Ducks head coach Randy Caryle agreed with his Oilers counterpart.
"If you go seven games with a hockey club and you lose the first two in your building, they've done a lot of good things over there," Carlyle said. "They have the most dynamic young player in the League right now."
After a strong second period in which they outshot the Oilers 16-3, the Ducks scored the deciding goal 3:21 into the third. Nick Ritchie, who was promoted to the top line early in this one, rifled a wrist shot from the right circle that beat Cam Talbot blocker side.
Ritchie moved up to the top line with Ryan Getzlaf and Corey Perry in an adjustment Carlyle made to combat Leon Draisaitl.

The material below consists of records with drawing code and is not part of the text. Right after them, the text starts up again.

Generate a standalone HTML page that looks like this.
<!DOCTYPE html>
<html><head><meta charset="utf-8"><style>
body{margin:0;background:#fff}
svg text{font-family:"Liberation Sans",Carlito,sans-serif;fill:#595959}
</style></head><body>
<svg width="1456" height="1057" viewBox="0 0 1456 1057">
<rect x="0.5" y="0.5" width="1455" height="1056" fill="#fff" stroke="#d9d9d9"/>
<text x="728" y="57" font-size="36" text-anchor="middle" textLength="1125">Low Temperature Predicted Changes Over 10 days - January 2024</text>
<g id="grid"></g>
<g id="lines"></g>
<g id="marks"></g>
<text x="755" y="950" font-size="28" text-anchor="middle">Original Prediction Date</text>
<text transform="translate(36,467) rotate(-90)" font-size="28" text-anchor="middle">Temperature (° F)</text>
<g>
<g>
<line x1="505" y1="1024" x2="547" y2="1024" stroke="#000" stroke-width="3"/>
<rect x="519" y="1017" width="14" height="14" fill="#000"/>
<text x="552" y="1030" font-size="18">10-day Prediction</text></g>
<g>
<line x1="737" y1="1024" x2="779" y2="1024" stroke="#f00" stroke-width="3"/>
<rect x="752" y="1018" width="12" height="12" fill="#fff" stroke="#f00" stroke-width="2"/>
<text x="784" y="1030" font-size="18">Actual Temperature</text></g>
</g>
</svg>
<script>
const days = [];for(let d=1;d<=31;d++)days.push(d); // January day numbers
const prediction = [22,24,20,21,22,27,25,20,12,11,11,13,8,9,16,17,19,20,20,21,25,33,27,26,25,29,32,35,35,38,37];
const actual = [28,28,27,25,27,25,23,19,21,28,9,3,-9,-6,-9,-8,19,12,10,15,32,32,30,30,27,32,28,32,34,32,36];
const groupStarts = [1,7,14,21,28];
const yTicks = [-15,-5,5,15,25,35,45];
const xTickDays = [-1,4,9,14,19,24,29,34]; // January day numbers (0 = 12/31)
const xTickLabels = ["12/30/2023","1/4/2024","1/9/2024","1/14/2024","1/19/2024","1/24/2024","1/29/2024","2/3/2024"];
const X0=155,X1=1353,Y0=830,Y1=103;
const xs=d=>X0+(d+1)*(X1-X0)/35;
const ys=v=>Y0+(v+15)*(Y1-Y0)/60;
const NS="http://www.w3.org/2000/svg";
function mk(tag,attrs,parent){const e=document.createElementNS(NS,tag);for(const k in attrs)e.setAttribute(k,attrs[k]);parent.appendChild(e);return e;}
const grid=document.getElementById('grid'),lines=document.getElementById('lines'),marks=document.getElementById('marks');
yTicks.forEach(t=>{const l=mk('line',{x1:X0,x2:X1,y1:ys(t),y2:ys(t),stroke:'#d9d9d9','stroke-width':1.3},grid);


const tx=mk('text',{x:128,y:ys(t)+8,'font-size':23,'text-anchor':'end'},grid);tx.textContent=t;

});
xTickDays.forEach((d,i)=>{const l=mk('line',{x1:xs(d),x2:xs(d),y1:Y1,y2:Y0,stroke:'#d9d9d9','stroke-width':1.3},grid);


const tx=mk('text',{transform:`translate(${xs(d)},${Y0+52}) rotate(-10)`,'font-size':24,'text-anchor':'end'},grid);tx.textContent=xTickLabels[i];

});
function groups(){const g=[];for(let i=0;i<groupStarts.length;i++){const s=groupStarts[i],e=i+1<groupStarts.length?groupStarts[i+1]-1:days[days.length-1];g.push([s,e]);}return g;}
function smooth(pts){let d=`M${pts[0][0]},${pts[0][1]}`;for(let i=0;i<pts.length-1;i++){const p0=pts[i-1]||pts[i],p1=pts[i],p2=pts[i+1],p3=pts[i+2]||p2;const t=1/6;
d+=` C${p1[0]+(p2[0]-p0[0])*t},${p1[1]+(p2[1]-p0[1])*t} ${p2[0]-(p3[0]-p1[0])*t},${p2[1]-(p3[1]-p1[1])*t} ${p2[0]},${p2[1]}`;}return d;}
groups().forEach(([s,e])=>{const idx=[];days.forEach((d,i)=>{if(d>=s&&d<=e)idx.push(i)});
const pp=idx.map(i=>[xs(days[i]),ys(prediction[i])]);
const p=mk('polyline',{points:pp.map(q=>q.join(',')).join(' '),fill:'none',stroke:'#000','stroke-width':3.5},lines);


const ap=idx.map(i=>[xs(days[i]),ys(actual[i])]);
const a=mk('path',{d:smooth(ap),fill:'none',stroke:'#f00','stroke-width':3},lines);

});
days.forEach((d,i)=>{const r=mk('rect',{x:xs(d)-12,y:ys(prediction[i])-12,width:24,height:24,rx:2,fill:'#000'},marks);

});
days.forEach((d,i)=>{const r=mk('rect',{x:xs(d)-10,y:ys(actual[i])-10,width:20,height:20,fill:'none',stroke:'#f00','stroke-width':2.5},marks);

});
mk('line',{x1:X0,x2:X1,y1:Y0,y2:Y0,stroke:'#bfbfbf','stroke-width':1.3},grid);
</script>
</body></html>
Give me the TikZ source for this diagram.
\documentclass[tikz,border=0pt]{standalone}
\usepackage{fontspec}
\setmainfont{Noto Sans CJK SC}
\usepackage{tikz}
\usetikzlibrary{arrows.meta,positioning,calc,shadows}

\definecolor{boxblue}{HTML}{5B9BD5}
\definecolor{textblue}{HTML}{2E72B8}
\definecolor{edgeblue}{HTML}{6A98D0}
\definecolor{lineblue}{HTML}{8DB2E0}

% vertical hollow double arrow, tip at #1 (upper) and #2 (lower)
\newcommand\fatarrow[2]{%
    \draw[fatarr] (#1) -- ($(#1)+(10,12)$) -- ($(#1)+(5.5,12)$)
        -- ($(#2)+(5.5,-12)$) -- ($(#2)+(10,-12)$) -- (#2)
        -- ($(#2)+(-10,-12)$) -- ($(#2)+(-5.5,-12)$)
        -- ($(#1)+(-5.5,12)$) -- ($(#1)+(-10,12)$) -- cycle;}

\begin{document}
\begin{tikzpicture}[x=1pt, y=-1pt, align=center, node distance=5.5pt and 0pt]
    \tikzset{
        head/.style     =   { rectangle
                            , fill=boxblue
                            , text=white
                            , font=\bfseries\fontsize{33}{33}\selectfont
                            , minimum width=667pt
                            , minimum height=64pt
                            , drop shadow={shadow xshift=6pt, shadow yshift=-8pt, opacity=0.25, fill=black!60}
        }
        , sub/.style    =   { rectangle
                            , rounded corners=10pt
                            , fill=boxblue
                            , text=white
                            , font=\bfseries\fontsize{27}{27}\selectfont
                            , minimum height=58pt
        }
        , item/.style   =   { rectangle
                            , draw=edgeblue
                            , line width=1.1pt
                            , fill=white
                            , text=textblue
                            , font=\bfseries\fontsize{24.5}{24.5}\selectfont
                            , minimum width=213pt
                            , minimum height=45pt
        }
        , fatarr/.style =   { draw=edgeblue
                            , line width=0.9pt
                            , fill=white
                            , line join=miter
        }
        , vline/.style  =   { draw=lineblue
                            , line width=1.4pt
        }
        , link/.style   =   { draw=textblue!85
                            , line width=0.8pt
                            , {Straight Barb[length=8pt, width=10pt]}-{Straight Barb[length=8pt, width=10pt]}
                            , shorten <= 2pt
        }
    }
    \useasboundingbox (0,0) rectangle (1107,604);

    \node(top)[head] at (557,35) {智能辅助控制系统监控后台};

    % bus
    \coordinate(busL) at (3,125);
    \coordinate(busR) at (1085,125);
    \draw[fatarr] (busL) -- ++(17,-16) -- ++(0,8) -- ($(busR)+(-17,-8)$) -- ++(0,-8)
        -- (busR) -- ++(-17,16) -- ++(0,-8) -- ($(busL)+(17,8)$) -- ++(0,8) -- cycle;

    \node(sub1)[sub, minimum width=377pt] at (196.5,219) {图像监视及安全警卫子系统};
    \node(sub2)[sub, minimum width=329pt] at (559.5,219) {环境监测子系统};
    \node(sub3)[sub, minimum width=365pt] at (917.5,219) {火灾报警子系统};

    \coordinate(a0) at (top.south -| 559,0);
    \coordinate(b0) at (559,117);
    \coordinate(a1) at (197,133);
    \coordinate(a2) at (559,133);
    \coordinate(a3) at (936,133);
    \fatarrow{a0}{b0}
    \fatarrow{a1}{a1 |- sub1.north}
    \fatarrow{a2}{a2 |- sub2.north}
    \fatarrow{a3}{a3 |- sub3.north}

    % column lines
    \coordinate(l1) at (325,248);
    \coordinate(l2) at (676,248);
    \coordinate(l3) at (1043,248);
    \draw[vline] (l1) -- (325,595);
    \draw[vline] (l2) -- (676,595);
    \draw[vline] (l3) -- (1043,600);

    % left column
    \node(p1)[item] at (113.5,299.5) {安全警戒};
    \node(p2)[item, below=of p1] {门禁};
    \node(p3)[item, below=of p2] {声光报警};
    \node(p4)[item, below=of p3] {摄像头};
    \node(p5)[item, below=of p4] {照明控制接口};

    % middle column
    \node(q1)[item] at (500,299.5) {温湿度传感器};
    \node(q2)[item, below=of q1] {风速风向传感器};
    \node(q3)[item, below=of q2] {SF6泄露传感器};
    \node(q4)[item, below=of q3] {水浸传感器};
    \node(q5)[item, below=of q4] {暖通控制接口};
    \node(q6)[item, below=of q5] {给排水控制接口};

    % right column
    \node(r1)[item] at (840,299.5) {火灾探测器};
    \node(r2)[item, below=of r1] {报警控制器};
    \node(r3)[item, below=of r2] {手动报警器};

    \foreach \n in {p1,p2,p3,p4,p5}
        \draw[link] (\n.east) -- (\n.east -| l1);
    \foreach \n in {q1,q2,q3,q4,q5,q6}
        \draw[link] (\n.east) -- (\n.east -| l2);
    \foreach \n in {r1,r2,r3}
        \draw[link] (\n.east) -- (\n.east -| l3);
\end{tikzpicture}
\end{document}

"I thought about doing it before the game but I just wanted to see the temperament of the game and how it was going," Carlyle stated. "The way that Draisaitl line had performed, particularly last game, I felt it was important to have more size there. It was about Nick Ritchie's size.
"He's a pretty tough kid and he can score goals. We're glad he's on our side.
The game started much like the previous four seventh games for Anaheim with an early goal by the visitors.
3:31 into the contest, the puck just inched over the line when Drake Caggiula chipped the puck off the stick of Ducks defenceman Shea Theodore in front of the Anaheim net. The puck bounced off Theodore and in past a stunned John Gibson.
Edmonton had another great chance midway through the opening frame as Pouliot's slap shot was redirected in front of the net by Nugent-Hopkins but Gibson slid across to make a nice save.
It appeared as if Anaheim had scored to tie the game with 5:49 left in the first, but the puck narrowly went offside before Cam Fowler skated in to rifle home a wrist shot past Talbot. The whistle blew so it was a non-reviewable play but replays did confirm that the puck was offside.
Sami Vatanen used his stick to deny David Desharnais of a five-star scoring chance with just over a minute to play in the first. Desharnais fell to the ice and Vatanen headed to the box for hooking, giving the Oilers the game's first man advantage.
After one, shots on goal were 13-7 for Edmonton.
The only Ducks power play of the game occurred 4:35 into the second after Eric Gryba received two minutes for interference. Anaheim had several chances on that power play and one shortly after but Talbot was outstanding in keeping the Ducks off the board.
Talbot then made a great glove grab on Josh Manson as the Ducks kept pushing for the equalizer.
The home team would eventually tie it with 11:05 to play in the second. Andrew Cogliano crashed the net and tipped a backhand home after Ryan Kesler did some good work in front.
The latter half of the middle frame was owned by the Ducks, In all, they fired 16 shots on Talbot in the period to take a 23-16 lead on the shot clock after 40 minutes but the story was the Oilers goaltender standing tall to keep the game knotted at 1-1.